Extract, in full, the lines below, beginning at the first and ending with the line that contains "(h2) at (164,870)". Pictures do not belong in the copy.

PROVIDED MATERIAL:
_ _ _ _ _ _ _
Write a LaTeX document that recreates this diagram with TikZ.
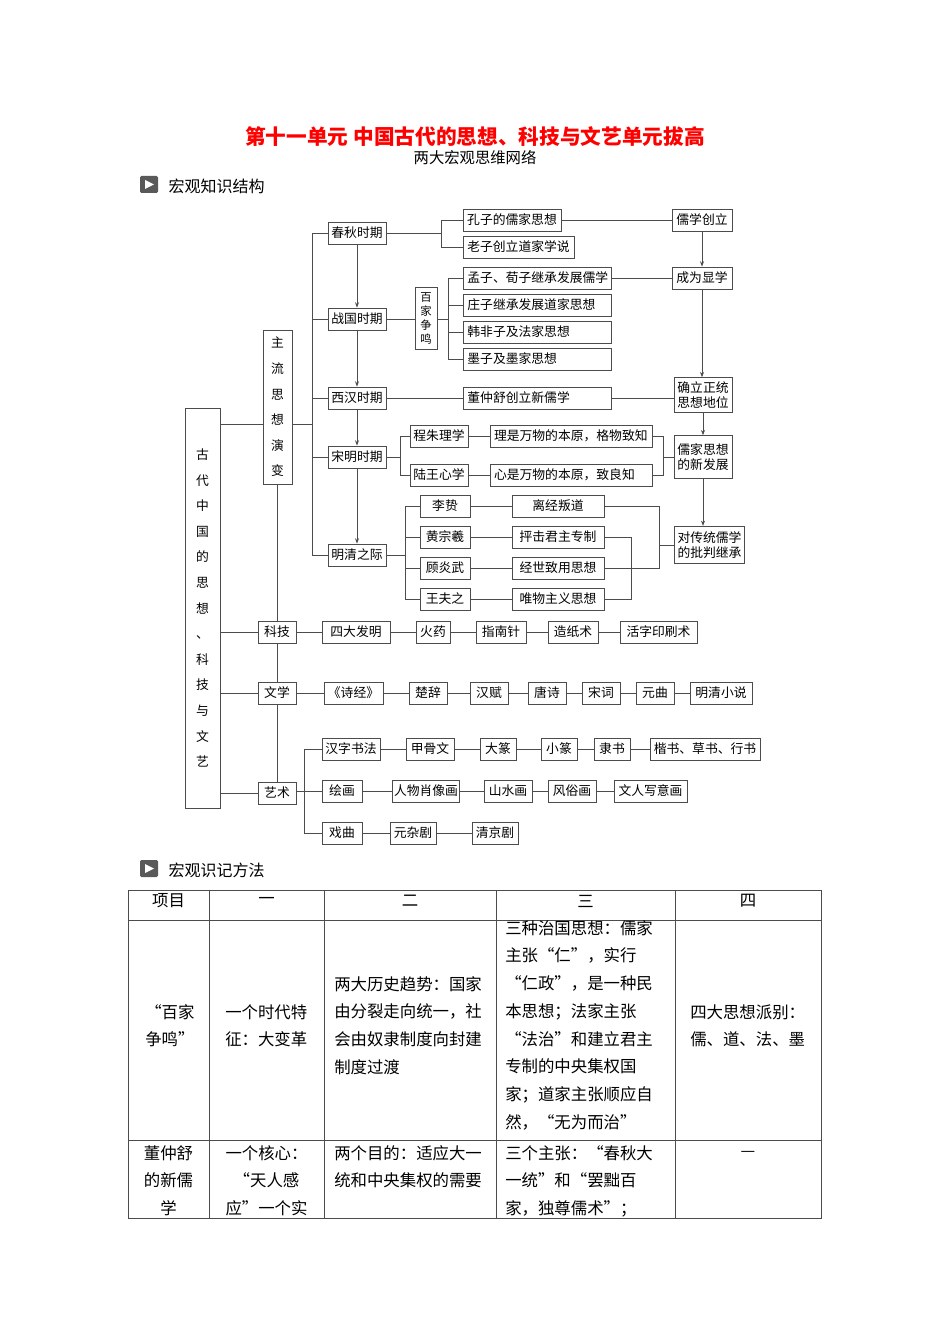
\documentclass[tikz,border=0pt]{standalone}
\usepackage{fontspec}
\setmainfont{Noto Sans CJK SC}
\usetikzlibrary{arrows.meta,calc}
\definecolor{ln}{gray}{0.3}
\begin{document}
\begin{tikzpicture}[x=0.75pt,y=-0.75pt,
  bx/.style={draw=ln,line width=0.6pt,minimum height=16.5pt,inner sep=0pt,font=\fontsize{9.6}{11}\selectfont},
  lbx/.style={bx,text width=105pt,inner xsep=3pt,align=left,anchor=west},
  cn/.style={draw=ln,line width=0.6pt},
  ar/.style={cn,-{Stealth[length=4pt,width=3pt]}},
  tt/.style={inner sep=0pt,font=\fontsize{12.3}{20.8}\selectfont,align=left}]
\useasboundingbox (0,0) rectangle (950,1344);
% titles
\node[text=red,font=\fontsize{15.5}{18}\selectfont\bfseries] (title) at (475,137) {第十一单元\ 中国古代的思想、科技与文艺单元拔高};
\node[font=\fontsize{11.5}{14}\selectfont] (sub) at (475,158) {两大宏观思维网络};
\fill[gray!70!black,rounded corners=1pt] (140,176) rectangle (158,193);
\fill[white] (145,180) -- (145,189) -- (154,184.5) -- cycle;
\node[anchor=west,font=\fontsize{12}{14}\selectfont] (h1) at (164,186) {宏观知识结构};
\fill[gray!70!black,rounded corners=1pt] (140,860) rectangle (158,877);
\fill[white] (145,864) -- (145,873) -- (154,868.5) -- cycle;
\node[anchor=west,font=\fontsize{12}{14}\selectfont] (h2) at (164,870) {宏观识记方法};

% left big boxes
\node[bx,minimum width=26.25pt,minimum height=300pt,align=center,font=\fontsize{9.6}{19.2}\selectfont] (gd) at (202.5,608) {古\\代\\中\\国\\的\\思\\想\\、\\科\\技\\与\\文\\艺};
\node[bx,minimum width=21.75pt,minimum height=115.5pt,align=center,font=\fontsize{9.6}{19.2}\selectfont] (zl) at (277.5,407) {主\\流\\思\\想\\演\\变};
% periods
\foreach \n/\t/\y in {cq/春秋时期/233,zg/战国时期/319,xh/西汉时期/398,sm/宋明时期/457,mq/明清之际/555}
  \node[bx,minimum width=43.5pt] (\n) at (357,\y) {\t};
\node[bx,minimum width=73.5pt] (kz) at (512,220) {孔子的儒家思想};
\node[bx,minimum width=83.25pt] (lz) at (518.5,247) {老子创立道家学说};
\foreach \n/\t/\y in {mx/孟子、荀子继承发展儒学/278,zz/庄子继承发展道家思想/305,hf/韩非子及法家思想/332,mz/墨子及墨家思想/359,dzs/董仲舒创立新儒学/398}
  \node[lbx] (\n) at (463,\y) {\t};
\node[bx,minimum width=16.5pt,minimum height=47pt,align=center,font=\fontsize{8.5}{10.5}\selectfont] (bj) at (426,318.5) {百\\家\\争\\鸣};
\node[bx,minimum width=45pt] (rxcl) at (702,220) {儒学创立};
\node[bx,minimum width=45pt] (cwxx) at (702,278) {成为显学};
\node[bx,minimum width=43.5pt,minimum height=26pt,align=center] (qlzt) at (703,395) {确立正统\\思想地位};
\node[bx,minimum width=43.5pt,minimum height=32pt,align=center] (rjxfz) at (703,457) {儒家思想\\的新发展};
\node[bx,minimum width=53pt,minimum height=28pt,align=center] (dct) at (709.5,545) {对传统儒学\\的批判继承};
\node[bx,minimum width=43.5pt] (czlx) at (439,436) {程朱理学};
\node[bx,minimum width=43.5pt] (lwxx) at (439,475) {陆王心学};
\node[bx,text width=115.5pt,inner xsep=3pt,align=left] (lsw) at (571,436) {理是万物的本原，格物致知};
\node[bx,text width=115.5pt,inner xsep=3pt,align=left] (xsw) at (571,475) {心是万物的本原，致良知};
\foreach \n/\t/\m/\u/\y in {lzh/李贽/ljpd/离经叛道/506,hzx/黄宗羲/pj/抨击君主专制/537,gyw/顾炎武/jszy/经世致用思想/568,wfz/王夫之/wwzy/唯物主义思想/599}{
  \node[bx,minimum width=37.5pt] (\n) at (445,\y) {\t};
  \node[bx,minimum width=69pt] (\m) at (558,\y) {\u};
  \draw[cn] (\n.east) -- (\m.west);}
% periods connections
\coordinate (spT) at (312,233); \coordinate (spB) at (312,555);
\draw[cn] (cq.west) -- (spT) -- (spB) -- (mq.west);
\foreach \n in {zg,xh,sm} \draw[cn] (\n.west) -- (\n.west -| spT);
\coordinate (zlr) at (292,424);
\draw[cn] (zlr) -- (zlr -| spT);
\draw[ar] (cq) -- (zg); \draw[ar] (zg) -- (xh); \draw[ar] (xh) -- (sm); \draw[ar] (sm) -- (mq);
\coordinate (b1) at (441,233);
\draw[cn] (cq.east) -- (b1); \draw[cn] (kz.west) -| (b1); \draw[cn] (lz.west) -| (b1);
\draw[cn] (kz.east) -- (rxcl.west);
\draw[cn] (zg.east) -- (zg.east -| bj.west);
\coordinate (b2) at (448,319);
\draw[cn] (bj.east |- b2) -- (b2);
\foreach \n in {mx,zz,hf,mz} \draw[cn] (\n.west) -| (b2);
\draw[cn] (mx.east) -- (cwxx.west);
\draw[cn] (xh.east) -- (dzs.west);
\draw[cn] (dzs.east) -- (dzs.east -| qlzt.west);
\coordinate (b3) at (400,457);
\draw[cn] (sm.east) -- (b3); \draw[cn] (czlx.west) -| (b3); \draw[cn] (lwxx.west) -| (b3);
\draw[cn] (czlx.east) -- (lsw.west); \draw[cn] (lwxx.east) -- (xsw.west);
\coordinate (b4) at (663,457);
\draw[cn] (lsw.east) -| (b4); \draw[cn] (xsw.east) -| (b4); \draw[cn] (b4) -- (rjxfz.west);
\coordinate (b5) at (405,555);
\draw[cn] (mq.east) -- (b5);
\foreach \n in {lzh,hzx,gyw,wfz} \draw[cn] (\n.west) -| (b5);
\coordinate (b6) at (659,545);
\draw[cn] (ljpd.east) -| (b6); \draw[cn] (jszy.east) -| (b6); \draw[cn] (b6) -- (dct.west);
\coordinate (b7) at (631,568);
\draw[cn] (pj.east) -| (b7); \draw[cn] (wwzy.east) -| (b7);
\draw[ar] (rxcl) -- (cwxx);
\draw[ar] (cwxx.south) -- (cwxx.south |- qlzt.north);
\draw[ar] (qlzt) -- (rjxfz);
\draw[ar] (rjxfz.south) -- (rjxfz.south |- dct.north);
% science, literature, art
\node[bx,minimum width=28.5pt] (kj) at (277,632) {科技};
\node[bx,minimum width=28.5pt] (wx) at (277,693) {文学};
\node[bx,minimum width=28.5pt] (ys) at (277,793) {艺术};
\draw[cn] (zl.south) -- (zl.south |- kj.north);
\draw[cn] (kj) -- (wx); \draw[cn] (wx) -- (ys);
\draw[cn] (gd.east |- zlr) -- (zl.west |- zlr);
\foreach \n in {kj,wx,ys} \draw[cn] (gd.east |- \n) -- (\n.west);
\node[bx,minimum width=51pt] (sdfm) at (356,632) {四大发明};
\node[bx,minimum width=25.5pt] (hy) at (433,632) {火药};
\node[bx,minimum width=37.5pt] (znz) at (501,632) {指南针};
\node[bx,minimum width=37.5pt] (zzs) at (573,632) {造纸术};
\node[bx,minimum width=57.75pt] (hzys) at (658.5,632) {活字印刷术};
\draw[cn] (kj) -- (sdfm) -- (hy) -- (znz) -- (zzs) -- (hzys);
\node[bx,minimum width=44.25pt] (sj) at (353.5,693) {《诗经》};
\node[bx,minimum width=28.5pt] (cc) at (428,693) {楚辞};
\node[bx,minimum width=28.5pt] (hfu) at (489,693) {汉赋};
\node[bx,minimum width=28.5pt] (ts) at (547,693) {唐诗};
\node[bx,minimum width=28.5pt] (sc) at (601,693) {宋词};
\node[bx,minimum width=28.5pt] (yq) at (655,693) {元曲};
\node[bx,minimum width=46.5pt] (mqxs) at (721,693) {明清小说};
\draw[cn] (wx) -- (sj) -- (cc) -- (hfu) -- (ts) -- (sc) -- (yq) -- (mqxs);
\node[bx,minimum width=43.5pt] (hzsf) at (351,749) {汉字书法};
\node[bx,minimum width=36pt] (jgw) at (430,749) {甲骨文};
\node[bx,minimum width=27pt] (dz) at (498,749) {大篆};
\node[bx,minimum width=27pt] (xz) at (559,749) {小篆};
\node[bx,minimum width=27pt] (ls) at (612,749) {隶书};
\node[bx,minimum width=82.5pt] (kscs) at (705,749) {楷书、草书、行书};
\draw[cn] (hzsf) -- (jgw) -- (dz) -- (xz) -- (ls) -- (kscs);
\node[bx,minimum width=30pt] (hh) at (342,791) {绘画};
\node[bx,minimum width=50pt] (rwxx) at (426,791) {人物肖像画};
\node[bx,minimum width=36pt] (ssh) at (508,791) {山水画};
\node[bx,minimum width=36pt] (fsh) at (572,791) {风俗画};
\node[bx,minimum width=54.75pt] (wrxy) at (650.5,791) {文人写意画};
\draw[cn] (hh) -- (rwxx) -- (ssh) -- (fsh) -- (wrxy);
\node[bx,minimum width=30pt] (xq) at (342,833) {戏曲};
\node[bx,minimum width=34.5pt] (yzj) at (413,833) {元杂剧};
\node[bx,minimum width=34.5pt] (qjj) at (495,833) {清京剧};
\draw[cn] (xq) -- (yzj) -- (qjj);
\coordinate (b8) at (304,791);
\draw[cn] (ys.east |- b8) -- (b8);
\draw[cn] (hzsf.west) -| (b8); \draw[cn] (hh.west) -- (b8); \draw[cn] (xq.west) -| (b8);
% table
\draw[ln,line width=0.7pt] (128,890) rectangle (821,1218);
\foreach \x in {209,324,496,675} \draw[ln,line width=0.7pt] (\x,890) -- (\x,1218);
\draw[ln,line width=0.7pt] (128,920) -- (821,920);
\draw[ln,line width=0.7pt] (128,1140) -- (821,1140);
\node[tt] (th1) at (168.5,901) {项目};
\node[tt] (th2) at (266.5,901) {一};
\node[tt] (th3) at (410,901) {二};
\node[tt] (th4) at (585.5,901) {三};
\node[tt] (th5) at (748,901) {四};
\node[tt,anchor=north west] (r11) at (145,1004) {“百家\\争鸣”};
\node[tt,anchor=north west] (r12) at (225,1004) {一个时代特\\征：大变革};
\node[tt,anchor=north west] (r13) at (334,976) {两大历史趋势：国家\\由分裂走向统一，社\\会由奴隶制度向封建\\制度过渡};
\node[tt,anchor=north west] (r14) at (505,920) {三种治国思想：儒家\\主张“仁”，实行\\“仁政”，是一种民\\本思想；法家主张\\“法治”和建立君主\\专制的中央集权国\\家；道家主张顺应自\\然，“无为而治”};
\node[tt,anchor=north west] (r15) at (690,1004) {四大思想派别：\\儒、道、法、墨};
\node[tt,align=center,anchor=north] (r21) at (168.5,1145) {董仲舒\\的新儒\\学};
\node[tt,align=center,anchor=north] (r22) at (266.5,1145) {一个核心：\\“天人感\\应”一个实};
\node[tt,anchor=north west] (r23) at (334,1145) {两个目的：适应大一\\统和中央集权的需要};
\node[tt,anchor=north west] (r24) at (505,1145) {三个主张：“春秋大\\一统”和“罢黜百\\家，独尊儒术”；};
\node[tt] (r25) at (748,1154) {—};
\end{tikzpicture}
\end{document}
_ _ _ _ _ _ _
TASK SOLUTION:
Write a LaTeX document that recreates this diagram with TikZ.
\documentclass[tikz,border=0pt]{standalone}
\usepackage{fontspec}
\setmainfont{Noto Sans CJK SC}
\usetikzlibrary{arrows.meta,calc}
\definecolor{ln}{gray}{0.3}
\begin{document}
\begin{tikzpicture}[x=0.75pt,y=-0.75pt,
  bx/.style={draw=ln,line width=0.6pt,minimum height=16.5pt,inner sep=0pt,font=\fontsize{9.6}{11}\selectfont},
  lbx/.style={bx,text width=105pt,inner xsep=3pt,align=left,anchor=west},
  cn/.style={draw=ln,line width=0.6pt},
  ar/.style={cn,-{Stealth[length=4pt,width=3pt]}},
  tt/.style={inner sep=0pt,font=\fontsize{12.3}{20.8}\selectfont,align=left}]
\useasboundingbox (0,0) rectangle (950,1344);
% titles
\node[text=red,font=\fontsize{15.5}{18}\selectfont\bfseries] (title) at (475,137) {第十一单元\ 中国古代的思想、科技与文艺单元拔高};
\node[font=\fontsize{11.5}{14}\selectfont] (sub) at (475,158) {两大宏观思维网络};
\fill[gray!70!black,rounded corners=1pt] (140,176) rectangle (158,193);
\fill[white] (145,180) -- (145,189) -- (154,184.5) -- cycle;
\node[anchor=west,font=\fontsize{12}{14}\selectfont] (h1) at (164,186) {宏观知识结构};
\fill[gray!70!black,rounded corners=1pt] (140,860) rectangle (158,877);
\fill[white] (145,864) -- (145,873) -- (154,868.5) -- cycle;
\node[anchor=west,font=\fontsize{12}{14}\selectfont] (h2) at (164,870) {宏观识记方法};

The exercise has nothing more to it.